_TASK MATERIAL_:
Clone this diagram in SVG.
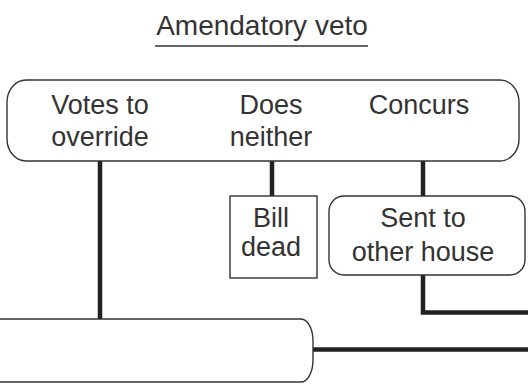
<svg xmlns="http://www.w3.org/2000/svg" width="528" height="384" viewBox="0 0 528 384">
<style>
.box{fill:#fff;stroke:#333;stroke-width:1.4}
.t{font-family:"Liberation Sans",Arial,sans-serif;font-size:27px;fill:#333;text-anchor:middle}
.c{fill:none;stroke:#222;stroke-width:4.5;stroke-linejoin:miter}
</style>
<rect width="528" height="384" fill="#fff"/>
<g id="title">
<text class="t" x="262" y="35" style="font-size:28px">Amendatory veto</text>
<line x1="155" y1="46" x2="368" y2="46" stroke="#333" stroke-width="1.6"/>
</g>
<g id="connectors">
<line class="c" x1="100" y1="161" x2="100" y2="320"/>
<line class="c" x1="272" y1="161" x2="272" y2="197"/>
<line class="c" x1="423" y1="161" x2="423" y2="197"/>
<polyline class="c" points="423,275 423,312.5 530,312.5"/>
<line class="c" x1="313" y1="349.5" x2="530" y2="349.5"/>
</g>
<g id="house-action">
<rect class="box" x="7" y="80" width="512" height="81" rx="19" ry="22"/>
<text class="t" x="100" y="114">Votes to</text>
<text class="t" x="100" y="146">override</text>
<text class="t" x="271" y="114">Does</text>
<text class="t" x="271" y="146">neither</text>
<text class="t" x="419" y="114">Concurs</text>
</g>
<g id="bill-dead">
<rect class="box" x="230" y="196" width="87" height="82"/>
<text class="t" x="271" y="227">Bill</text>
<text class="t" x="271" y="256">dead</text>
</g>
<g id="sent-other-house">
<rect class="box" x="329" y="196" width="196" height="79" rx="15" ry="15"/>
<text class="t" x="423" y="227">Sent to</text>
<text class="t" x="423" y="261">other house</text>
</g>
<g id="bottom-node">
<rect class="box" x="-20" y="319" width="333" height="63" rx="12" ry="22"/>
</g>
</svg>
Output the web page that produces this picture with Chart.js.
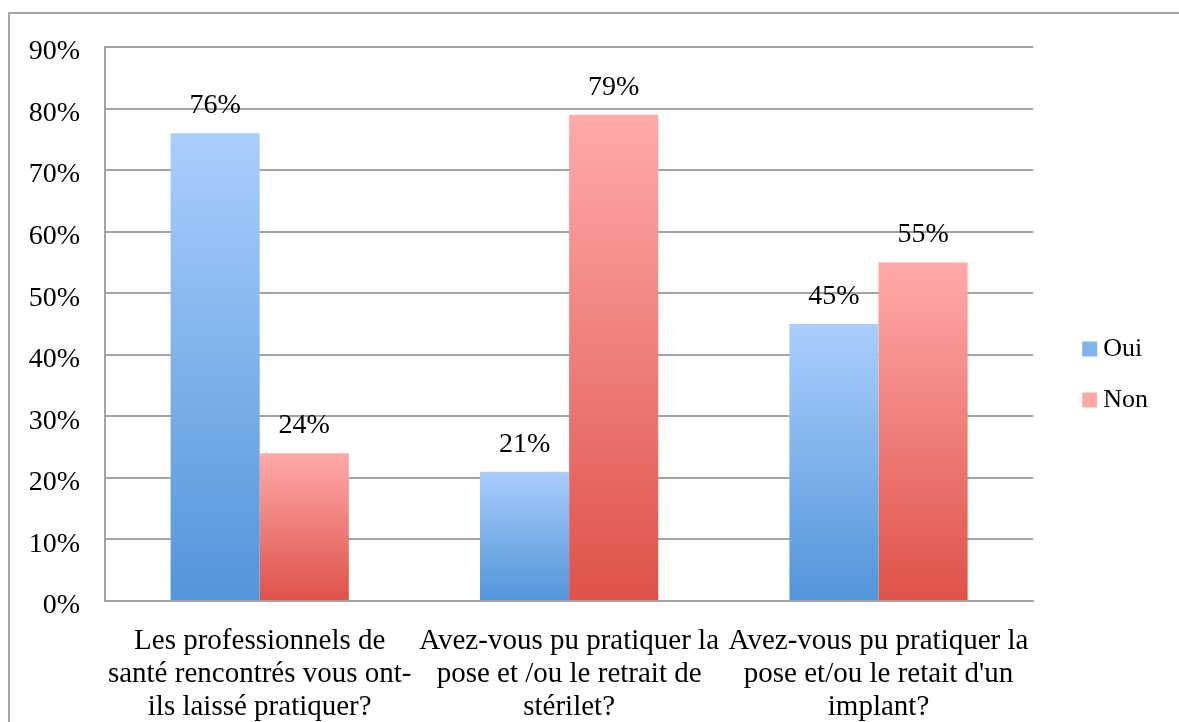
<!DOCTYPE html>
<html>
<head>
<meta charset="utf-8">
<script src="https://cdn.jsdelivr.net/npm/chart.js@4.4.0/dist/chart.umd.min.js"></script>
<style>
    html, body { margin: 0; padding: 0; background: #fff; overflow: hidden; }
    #frame { position: absolute; left: 8px; top: 12px; width: 1200px; height: 760px; border: 2px solid #a6a6a6; }
    #chart-container { position: absolute; left: 0; top: 0; width: 1179px; height: 722px; }
</style>
</head>
<body>
<div id="frame"></div>
<div id="chart-container"><canvas id="chart"></canvas></div>
<script>
const categories = [
    ["Les professionnels de", "santé rencontrés vous ont-", "ils laissé pratiquer?"],
    ["Avez-vous pu pratiquer la", "pose et /ou le retrait de", "stérilet?"],
    ["Avez-vous pu pratiquer la", "pose et/ou le retait d'un", "implant?"]
];
const seriesNames = ["Oui", "Non"];
const ouiValues = [76, 21, 45];
const nonValues = [24, 79, 55];
const yTicks = [0, 10, 20, 30, 40, 50, 60, 70, 80, 90];

const fontFamily = "'Liberation Serif', 'Times New Roman', serif";
const gridColor = "#a3a3a3";

// Excel style fill: light at the top of each bar, darker at its base
const barGradient = (topColor, bottomColor) => context => {
    const chart = context.chart;
    if (context.type !== "data" || !chart.chartArea) return bottomColor;
    const y = chart.scales.y;
    const gradient = chart.ctx.createLinearGradient(0, y.getPixelForValue(context.raw), 0, y.getPixelForValue(0));
    gradient.addColorStop(0, topColor);
    gradient.addColorStop(1, bottomColor);
    return gradient;
};

// Draws the value above every bar
const valueLabels = {
    id: "valueLabels",
    afterDatasetsDraw(chart) {
        const ctx = chart.ctx;
        ctx.save();
        ctx.font = "28px " + fontFamily;
        ctx.fillStyle = "#000";
        ctx.textAlign = "center";
        ctx.textBaseline = "alphabetic";
        chart.data.datasets.forEach((dataset, i) => {
            chart.getDatasetMeta(i).data.forEach((bar, j) => {
                ctx.fillText(dataset.data[j] + "%", bar.x, bar.y - 20);
            });
        });
        ctx.restore();
    }
};

// Empty axis used only as spacing in the layout
const spacer = (position, size) => ({
    type: "linear",
    position: position,
    grid: { display: false },
    border: { display: false },
    ticks: { display: false },
    afterFit: scale => {
        if (scale.isHorizontal()) scale.height = size;
        else scale.width = size;
    }
});

new Chart(document.getElementById("chart"), {
    type: "bar",
    data: {
        labels: categories,
        datasets: [
            {
                label: seriesNames[0],
                data: ouiValues,
                backgroundColor: barGradient("#aacefd", "#5295d9")
            },
            {
                label: seriesNames[1],
                data: nonValues,
                backgroundColor: barGradient("#ffaaa9", "#de5249")
            }
        ]
    },
    options: {
        responsive: true,
        maintainAspectRatio: false,
        animation: false,
        layout: { padding: { top: 27, left: 0, right: 21, bottom: 0 } },
        datasets: {
            bar: { categoryPercentage: 0.576, barPercentage: 1 }
        },
        scales: {
            x: {
                grid: { display: false },
                border: { color: gridColor, width: 2 },
                ticks: {
                    color: "#000",
                    font: { family: fontFamily, size: 29, lineHeight: 1.14 },
                    padding: 16,
                    maxRotation: 0,
                    autoSkip: false
                },
                afterFit: scale => { scale.height = 121; }
            },
            y: {
                min: 0,
                max: 90,
                afterBuildTicks: scale => { scale.ticks = yTicks.map(value => ({ value })); },
                grid: { color: gridColor, lineWidth: 2, drawTicks: false },
                border: { color: gridColor, width: 2 },
                ticks: {
                    color: "#000",
                    font: { family: fontFamily, size: 28 },
                    padding: 25,
                    labelOffset: 5,
                    callback: value => value + "%"
                },
                afterFit: scale => { scale.width = 105; }
            },
            topGap: spacer("top", 20),
            rightGap: spacer("right", 31)
        },
        plugins: {
            legend: {
                position: "right",
                labels: {
                    color: "#000",
                    font: { family: fontFamily, size: 26 },
                    usePointStyle: true,
                    pointStyle: "rect",
                    boxWidth: 1,
                    boxHeight: 15,
                    padding: 25
                }
            },
            tooltip: { enabled: false }
        }
    },
    plugins: [valueLabels]
});
</script>
</body>
</html>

_TASK INSTRUCTIONS_: Identify the lines above with the word "this". Copy them.

_FINAL RESULT_:
Clone this diagram in SVG.
Output the web page that produces this picture with Chart.js.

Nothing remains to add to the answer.